Last week, the European Commission took the first step towards an infringement procedure against Bulgaria for failing to adequately introduce legislation related to the directive on payment of deposits.

Current Bulgarian law allows payments on guaranteed deposits to begin only after the withdrawal of the licence of a bank. Brussels wants depositors to have immediate access to deposits.

The caretaker Finance Minister also commented on why the proposed Budget amendments provided options for covering liquidity problems in Bulgaria’s banks.

“Because if they occur and there is no money, there will be serious consequences,” he said. “So the draft sets aside about 5.8 billion leva ‘for any new funding’ in banking.”

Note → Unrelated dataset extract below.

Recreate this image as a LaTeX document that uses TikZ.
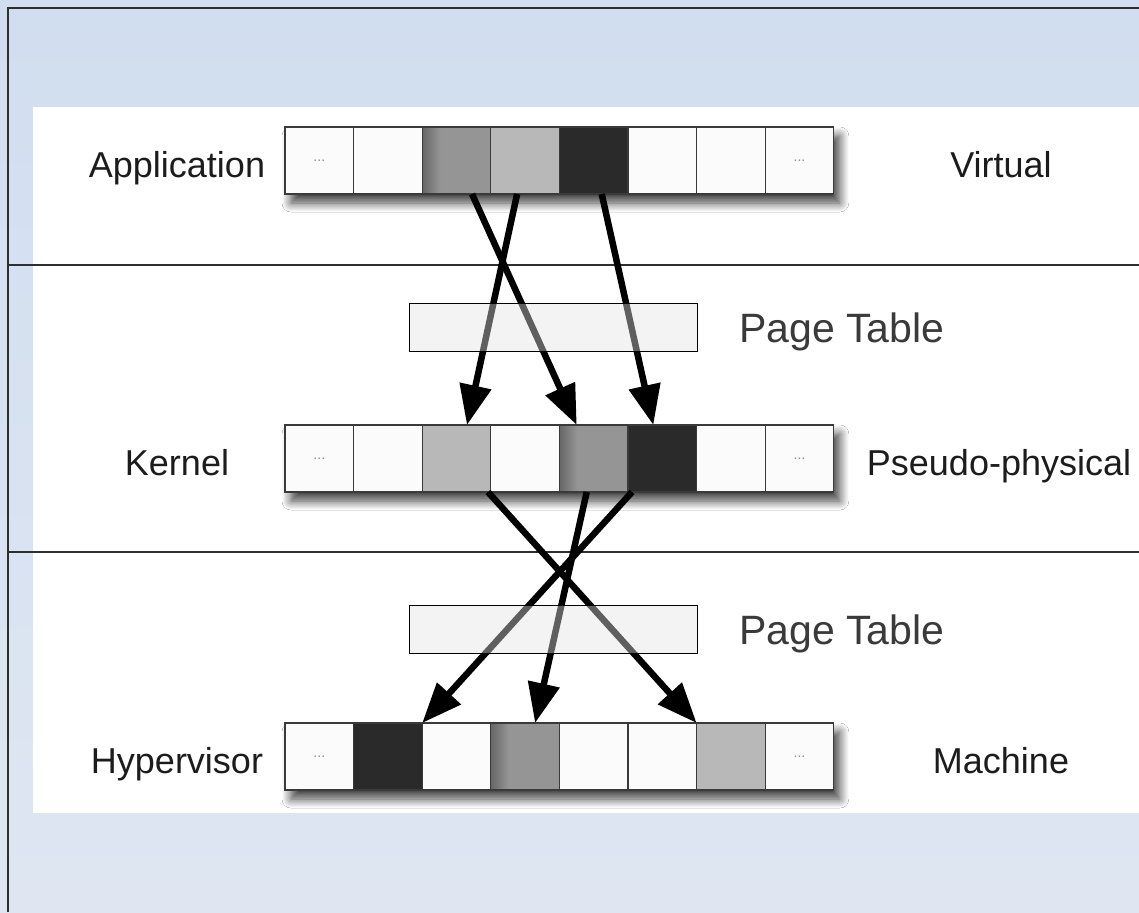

The draft Budget amendments provide for several options for dealing with the Corporate Commercial Bank situation, depending on whether the bank’s licence will be revoked or whether it will be rehabilitated.

If the Corpbank licence is revoked, guaranteed deposits must be paid out, but the fund has less than the amount that would be required, only 1.6 billion leva. The shortfall could be made up by a bond issue but because of concerns that the entire issue may not be sold, provision was made for funding.

He said that the caretaker government held the view that leaving the bank deposit guarantee fund without sufficient funds would create more tension and mistrust.

The leader of the Bulgarian Socialist Party, Mihail Mikov, said that his party was refusing to send representatives to a meeting proposed by Finance Minister Porozhanov to discuss the proposed amendments to the Budget.

Mikov said that it was unconstitutional for the caretaker cabinet to initiate changes to the Budget.

He also questioned how the Finance Ministry had decided which parties to invite for discussions, saying that this prejudging the outcome of the October 5 parliamentary elections.

Yordan Tsonev of the Movement for Rights and Freedoms dismissed, in comments to local media, the invitation to political parties from the Finance Ministry as an “election stunt”.

Boiko Borissov’s GERB and the centre-right Reformist Bloc said that they would send representatives to the consultations.